__Work to complete__
Nothing after the line with "fig = go.Figure()" belongs in the copy; extract the lines below from the top through that line, pictures left out.

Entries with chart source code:
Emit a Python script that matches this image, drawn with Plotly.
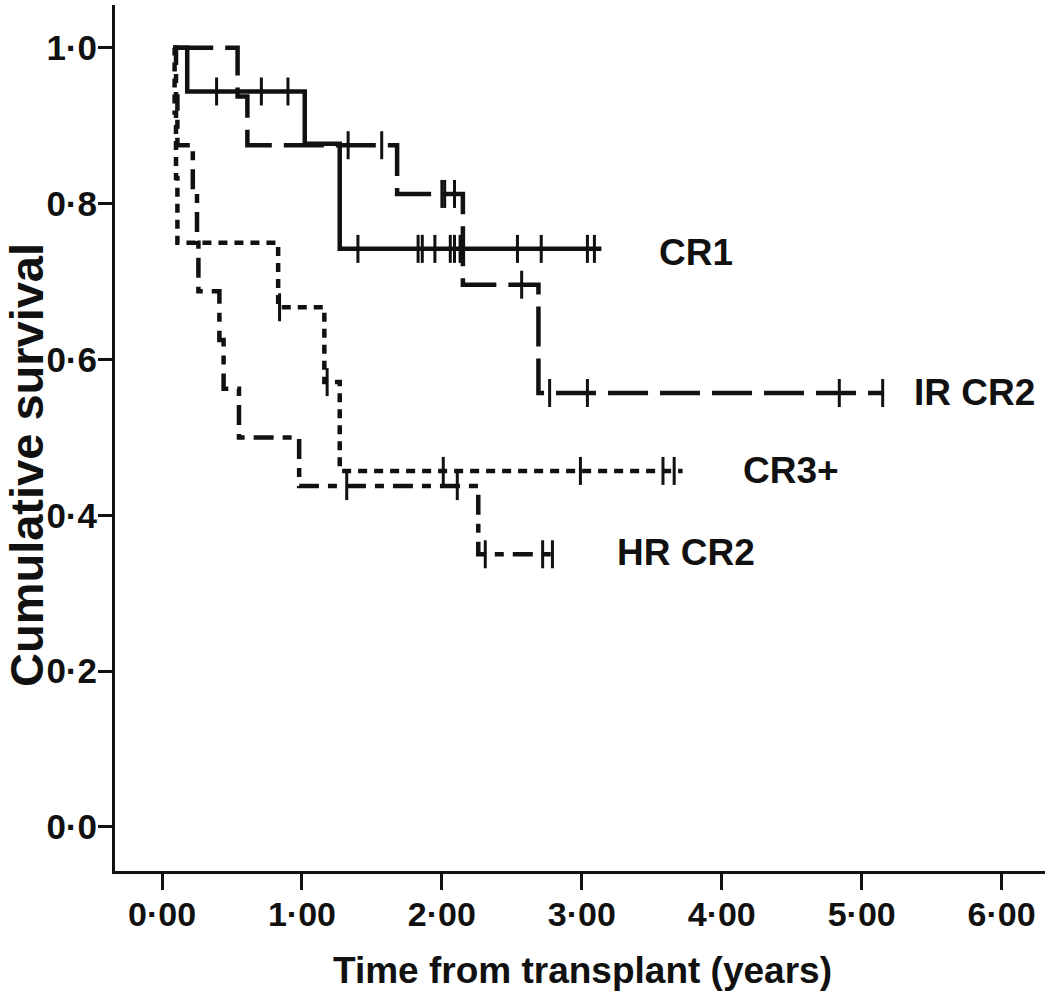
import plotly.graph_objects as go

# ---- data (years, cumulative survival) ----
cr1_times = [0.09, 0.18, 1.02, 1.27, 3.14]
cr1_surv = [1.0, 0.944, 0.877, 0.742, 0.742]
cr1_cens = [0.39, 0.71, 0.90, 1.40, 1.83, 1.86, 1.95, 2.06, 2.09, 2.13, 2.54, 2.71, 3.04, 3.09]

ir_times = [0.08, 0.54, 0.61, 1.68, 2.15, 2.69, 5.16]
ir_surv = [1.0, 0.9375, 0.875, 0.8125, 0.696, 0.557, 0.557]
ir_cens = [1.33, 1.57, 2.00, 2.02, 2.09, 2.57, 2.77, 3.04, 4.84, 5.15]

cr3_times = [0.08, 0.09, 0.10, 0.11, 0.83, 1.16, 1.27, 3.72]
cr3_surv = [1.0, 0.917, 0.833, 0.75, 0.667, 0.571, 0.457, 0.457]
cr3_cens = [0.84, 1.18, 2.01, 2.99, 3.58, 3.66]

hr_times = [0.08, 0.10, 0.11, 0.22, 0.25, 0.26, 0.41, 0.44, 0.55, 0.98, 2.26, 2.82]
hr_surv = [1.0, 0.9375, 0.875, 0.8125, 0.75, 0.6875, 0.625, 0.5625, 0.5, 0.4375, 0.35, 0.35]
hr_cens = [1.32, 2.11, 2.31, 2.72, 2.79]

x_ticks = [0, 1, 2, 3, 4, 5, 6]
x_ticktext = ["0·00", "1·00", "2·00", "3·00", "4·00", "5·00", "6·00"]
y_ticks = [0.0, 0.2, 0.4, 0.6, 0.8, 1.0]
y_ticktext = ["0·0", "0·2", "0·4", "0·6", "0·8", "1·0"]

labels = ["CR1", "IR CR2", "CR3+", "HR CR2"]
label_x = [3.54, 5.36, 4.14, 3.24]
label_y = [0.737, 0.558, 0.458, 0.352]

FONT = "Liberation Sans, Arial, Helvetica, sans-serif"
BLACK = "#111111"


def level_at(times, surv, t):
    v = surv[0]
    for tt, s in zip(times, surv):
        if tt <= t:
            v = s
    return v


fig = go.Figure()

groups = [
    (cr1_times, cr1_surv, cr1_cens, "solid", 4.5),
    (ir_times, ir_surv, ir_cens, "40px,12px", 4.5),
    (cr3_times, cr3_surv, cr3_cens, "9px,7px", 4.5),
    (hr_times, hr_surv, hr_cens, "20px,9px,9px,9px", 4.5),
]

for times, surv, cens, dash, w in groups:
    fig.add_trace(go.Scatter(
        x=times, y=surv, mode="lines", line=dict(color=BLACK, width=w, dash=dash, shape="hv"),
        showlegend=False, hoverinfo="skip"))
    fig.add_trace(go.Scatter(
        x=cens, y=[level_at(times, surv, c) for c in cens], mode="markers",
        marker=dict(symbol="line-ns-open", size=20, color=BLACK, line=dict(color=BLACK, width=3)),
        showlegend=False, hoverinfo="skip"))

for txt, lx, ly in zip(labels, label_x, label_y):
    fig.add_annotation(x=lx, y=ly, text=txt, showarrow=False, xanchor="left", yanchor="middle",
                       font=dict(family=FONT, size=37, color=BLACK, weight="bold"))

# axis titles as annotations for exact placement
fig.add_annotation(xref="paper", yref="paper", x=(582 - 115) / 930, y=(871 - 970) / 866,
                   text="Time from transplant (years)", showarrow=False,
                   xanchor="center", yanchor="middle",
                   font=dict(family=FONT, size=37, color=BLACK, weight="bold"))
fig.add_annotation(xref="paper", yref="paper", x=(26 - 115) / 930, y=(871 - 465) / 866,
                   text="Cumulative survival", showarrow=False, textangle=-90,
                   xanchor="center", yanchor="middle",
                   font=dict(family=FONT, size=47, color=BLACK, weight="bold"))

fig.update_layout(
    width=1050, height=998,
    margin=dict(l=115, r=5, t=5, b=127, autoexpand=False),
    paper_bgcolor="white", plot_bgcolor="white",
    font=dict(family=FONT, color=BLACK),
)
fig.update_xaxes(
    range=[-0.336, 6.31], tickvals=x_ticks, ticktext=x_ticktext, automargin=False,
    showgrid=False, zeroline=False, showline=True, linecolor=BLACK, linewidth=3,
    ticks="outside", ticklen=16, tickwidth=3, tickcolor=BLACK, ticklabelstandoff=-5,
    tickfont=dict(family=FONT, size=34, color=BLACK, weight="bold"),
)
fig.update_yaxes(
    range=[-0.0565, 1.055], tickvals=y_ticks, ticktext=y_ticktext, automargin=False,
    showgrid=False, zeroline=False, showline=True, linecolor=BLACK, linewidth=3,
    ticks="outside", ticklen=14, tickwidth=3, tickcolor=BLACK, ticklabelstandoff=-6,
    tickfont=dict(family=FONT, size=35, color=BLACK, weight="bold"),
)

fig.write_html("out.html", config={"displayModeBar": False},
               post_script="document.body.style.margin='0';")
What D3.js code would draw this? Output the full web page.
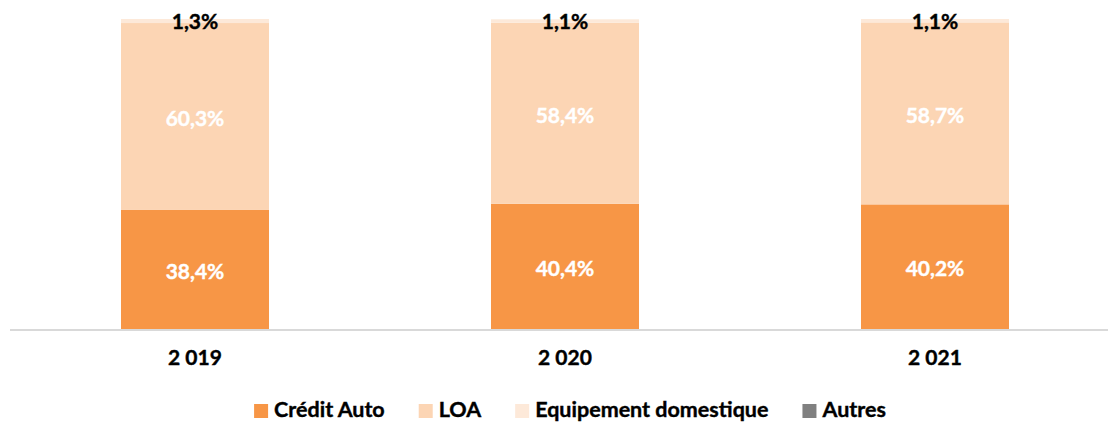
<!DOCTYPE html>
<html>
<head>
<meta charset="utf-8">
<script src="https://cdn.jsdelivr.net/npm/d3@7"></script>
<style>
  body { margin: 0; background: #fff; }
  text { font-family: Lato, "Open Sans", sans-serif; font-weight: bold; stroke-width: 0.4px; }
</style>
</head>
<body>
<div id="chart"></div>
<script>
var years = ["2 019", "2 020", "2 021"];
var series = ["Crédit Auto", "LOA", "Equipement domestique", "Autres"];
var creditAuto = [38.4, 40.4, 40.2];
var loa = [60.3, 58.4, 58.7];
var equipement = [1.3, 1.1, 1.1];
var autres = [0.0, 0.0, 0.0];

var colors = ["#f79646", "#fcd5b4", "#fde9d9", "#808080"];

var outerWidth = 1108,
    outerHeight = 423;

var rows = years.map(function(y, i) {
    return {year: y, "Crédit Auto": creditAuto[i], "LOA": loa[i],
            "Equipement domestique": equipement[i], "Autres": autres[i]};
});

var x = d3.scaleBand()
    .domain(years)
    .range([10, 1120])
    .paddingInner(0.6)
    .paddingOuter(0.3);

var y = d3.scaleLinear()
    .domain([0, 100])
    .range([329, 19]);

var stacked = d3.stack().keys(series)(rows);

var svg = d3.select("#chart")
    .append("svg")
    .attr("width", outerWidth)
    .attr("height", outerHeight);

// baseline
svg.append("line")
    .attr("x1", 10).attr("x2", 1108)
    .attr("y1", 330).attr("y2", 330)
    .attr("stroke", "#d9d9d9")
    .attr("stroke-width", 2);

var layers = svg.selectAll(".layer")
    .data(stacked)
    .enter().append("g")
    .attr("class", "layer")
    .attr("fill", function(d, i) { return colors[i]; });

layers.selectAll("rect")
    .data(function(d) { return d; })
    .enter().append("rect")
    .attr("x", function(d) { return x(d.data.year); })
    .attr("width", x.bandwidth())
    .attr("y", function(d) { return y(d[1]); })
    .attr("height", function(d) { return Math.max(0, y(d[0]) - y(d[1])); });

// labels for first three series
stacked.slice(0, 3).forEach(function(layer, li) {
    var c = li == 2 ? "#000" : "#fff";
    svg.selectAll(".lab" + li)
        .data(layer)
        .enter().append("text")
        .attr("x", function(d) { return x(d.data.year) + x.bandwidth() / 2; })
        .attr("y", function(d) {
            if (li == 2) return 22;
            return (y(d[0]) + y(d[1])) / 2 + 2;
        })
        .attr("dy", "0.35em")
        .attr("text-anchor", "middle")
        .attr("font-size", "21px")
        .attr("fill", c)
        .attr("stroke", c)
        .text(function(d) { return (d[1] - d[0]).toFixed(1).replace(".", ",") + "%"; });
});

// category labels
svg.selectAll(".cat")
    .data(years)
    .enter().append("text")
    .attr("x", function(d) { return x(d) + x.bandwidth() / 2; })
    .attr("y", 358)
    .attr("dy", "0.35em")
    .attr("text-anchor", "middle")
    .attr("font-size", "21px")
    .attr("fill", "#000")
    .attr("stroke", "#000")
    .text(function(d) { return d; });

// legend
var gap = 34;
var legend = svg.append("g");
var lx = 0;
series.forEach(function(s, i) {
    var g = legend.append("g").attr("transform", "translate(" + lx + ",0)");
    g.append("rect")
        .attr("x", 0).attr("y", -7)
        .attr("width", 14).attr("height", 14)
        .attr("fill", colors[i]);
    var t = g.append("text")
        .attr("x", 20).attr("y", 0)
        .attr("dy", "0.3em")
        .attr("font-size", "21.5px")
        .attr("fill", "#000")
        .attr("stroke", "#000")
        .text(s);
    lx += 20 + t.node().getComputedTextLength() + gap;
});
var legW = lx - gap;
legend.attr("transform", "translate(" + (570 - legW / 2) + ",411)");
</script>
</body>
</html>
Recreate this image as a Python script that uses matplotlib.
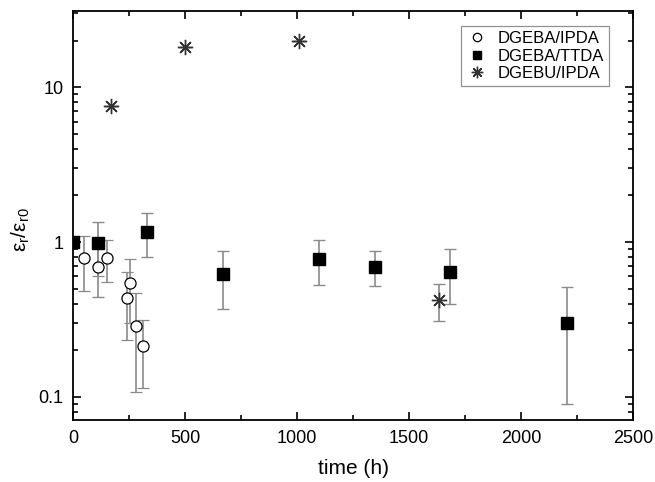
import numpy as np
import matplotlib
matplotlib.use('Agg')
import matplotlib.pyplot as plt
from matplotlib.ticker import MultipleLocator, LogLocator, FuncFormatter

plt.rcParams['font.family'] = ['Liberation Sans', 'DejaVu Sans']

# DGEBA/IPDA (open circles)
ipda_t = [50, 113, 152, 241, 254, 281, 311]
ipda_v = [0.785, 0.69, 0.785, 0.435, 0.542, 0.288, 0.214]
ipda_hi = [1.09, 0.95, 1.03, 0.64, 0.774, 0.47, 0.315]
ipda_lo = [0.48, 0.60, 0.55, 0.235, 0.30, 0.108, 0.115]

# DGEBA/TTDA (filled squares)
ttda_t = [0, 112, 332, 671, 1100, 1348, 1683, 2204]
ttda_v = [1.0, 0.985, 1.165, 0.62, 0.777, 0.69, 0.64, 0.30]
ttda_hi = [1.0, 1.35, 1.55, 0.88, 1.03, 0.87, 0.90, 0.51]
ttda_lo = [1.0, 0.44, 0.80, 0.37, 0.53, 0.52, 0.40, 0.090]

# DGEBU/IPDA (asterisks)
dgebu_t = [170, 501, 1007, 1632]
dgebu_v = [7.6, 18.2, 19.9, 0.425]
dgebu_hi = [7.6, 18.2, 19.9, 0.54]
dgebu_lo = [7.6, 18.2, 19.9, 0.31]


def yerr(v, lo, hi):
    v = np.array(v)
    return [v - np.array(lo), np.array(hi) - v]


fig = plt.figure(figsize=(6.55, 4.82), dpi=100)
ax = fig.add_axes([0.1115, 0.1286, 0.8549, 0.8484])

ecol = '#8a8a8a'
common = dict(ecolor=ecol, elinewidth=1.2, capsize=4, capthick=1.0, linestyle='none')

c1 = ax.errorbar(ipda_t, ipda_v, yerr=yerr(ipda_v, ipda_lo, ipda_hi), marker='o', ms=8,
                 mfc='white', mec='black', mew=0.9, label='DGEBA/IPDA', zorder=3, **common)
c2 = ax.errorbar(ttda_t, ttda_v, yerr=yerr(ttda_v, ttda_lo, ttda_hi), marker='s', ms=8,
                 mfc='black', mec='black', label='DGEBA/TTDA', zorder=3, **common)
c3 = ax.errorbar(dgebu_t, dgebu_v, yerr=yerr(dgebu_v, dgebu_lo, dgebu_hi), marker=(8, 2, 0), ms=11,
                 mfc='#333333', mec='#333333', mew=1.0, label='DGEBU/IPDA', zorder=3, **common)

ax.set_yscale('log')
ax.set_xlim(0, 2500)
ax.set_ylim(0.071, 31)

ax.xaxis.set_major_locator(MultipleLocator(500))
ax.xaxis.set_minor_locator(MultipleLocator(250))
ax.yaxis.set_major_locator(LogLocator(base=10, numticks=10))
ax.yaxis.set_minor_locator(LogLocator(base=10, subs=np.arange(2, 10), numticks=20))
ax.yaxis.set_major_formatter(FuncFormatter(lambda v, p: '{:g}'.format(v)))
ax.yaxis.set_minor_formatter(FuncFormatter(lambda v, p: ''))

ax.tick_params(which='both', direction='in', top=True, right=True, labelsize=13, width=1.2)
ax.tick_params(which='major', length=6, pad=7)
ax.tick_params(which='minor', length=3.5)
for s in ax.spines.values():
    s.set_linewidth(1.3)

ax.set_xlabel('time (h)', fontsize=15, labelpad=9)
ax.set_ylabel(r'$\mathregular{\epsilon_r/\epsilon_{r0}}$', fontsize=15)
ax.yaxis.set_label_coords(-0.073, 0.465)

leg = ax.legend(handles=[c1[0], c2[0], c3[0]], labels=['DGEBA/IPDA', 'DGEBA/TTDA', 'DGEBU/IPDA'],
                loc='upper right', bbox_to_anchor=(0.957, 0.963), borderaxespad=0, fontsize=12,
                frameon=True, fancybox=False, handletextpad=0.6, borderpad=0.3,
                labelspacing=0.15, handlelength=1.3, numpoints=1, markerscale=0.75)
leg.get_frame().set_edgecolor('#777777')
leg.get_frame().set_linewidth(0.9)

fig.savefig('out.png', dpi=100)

__Task response__
Emit a Python script that matches this image, drawn with Plotly.
import plotly.graph_objects as go

# ---- data (years, cumulative survival) ----
cr1_times = [0.09, 0.18, 1.02, 1.27, 3.14]
cr1_surv = [1.0, 0.944, 0.877, 0.742, 0.742]
cr1_cens = [0.39, 0.71, 0.90, 1.40, 1.83, 1.86, 1.95, 2.06, 2.09, 2.13, 2.54, 2.71, 3.04, 3.09]

ir_times = [0.08, 0.54, 0.61, 1.68, 2.15, 2.69, 5.16]
ir_surv = [1.0, 0.9375, 0.875, 0.8125, 0.696, 0.557, 0.557]
ir_cens = [1.33, 1.57, 2.00, 2.02, 2.09, 2.57, 2.77, 3.04, 4.84, 5.15]

cr3_times = [0.08, 0.09, 0.10, 0.11, 0.83, 1.16, 1.27, 3.72]
cr3_surv = [1.0, 0.917, 0.833, 0.75, 0.667, 0.571, 0.457, 0.457]
cr3_cens = [0.84, 1.18, 2.01, 2.99, 3.58, 3.66]

hr_times = [0.08, 0.10, 0.11, 0.22, 0.25, 0.26, 0.41, 0.44, 0.55, 0.98, 2.26, 2.82]
hr_surv = [1.0, 0.9375, 0.875, 0.8125, 0.75, 0.6875, 0.625, 0.5625, 0.5, 0.4375, 0.35, 0.35]
hr_cens = [1.32, 2.11, 2.31, 2.72, 2.79]

x_ticks = [0, 1, 2, 3, 4, 5, 6]
x_ticktext = ["0·00", "1·00", "2·00", "3·00", "4·00", "5·00", "6·00"]
y_ticks = [0.0, 0.2, 0.4, 0.6, 0.8, 1.0]
y_ticktext = ["0·0", "0·2", "0·4", "0·6", "0·8", "1·0"]

labels = ["CR1", "IR CR2", "CR3+", "HR CR2"]
label_x = [3.54, 5.36, 4.14, 3.24]
label_y = [0.737, 0.558, 0.458, 0.352]

FONT = "Liberation Sans, Arial, Helvetica, sans-serif"
BLACK = "#111111"


def level_at(times, surv, t):
    v = surv[0]
    for tt, s in zip(times, surv):
        if tt <= t:
            v = s
    return v


fig = go.Figure()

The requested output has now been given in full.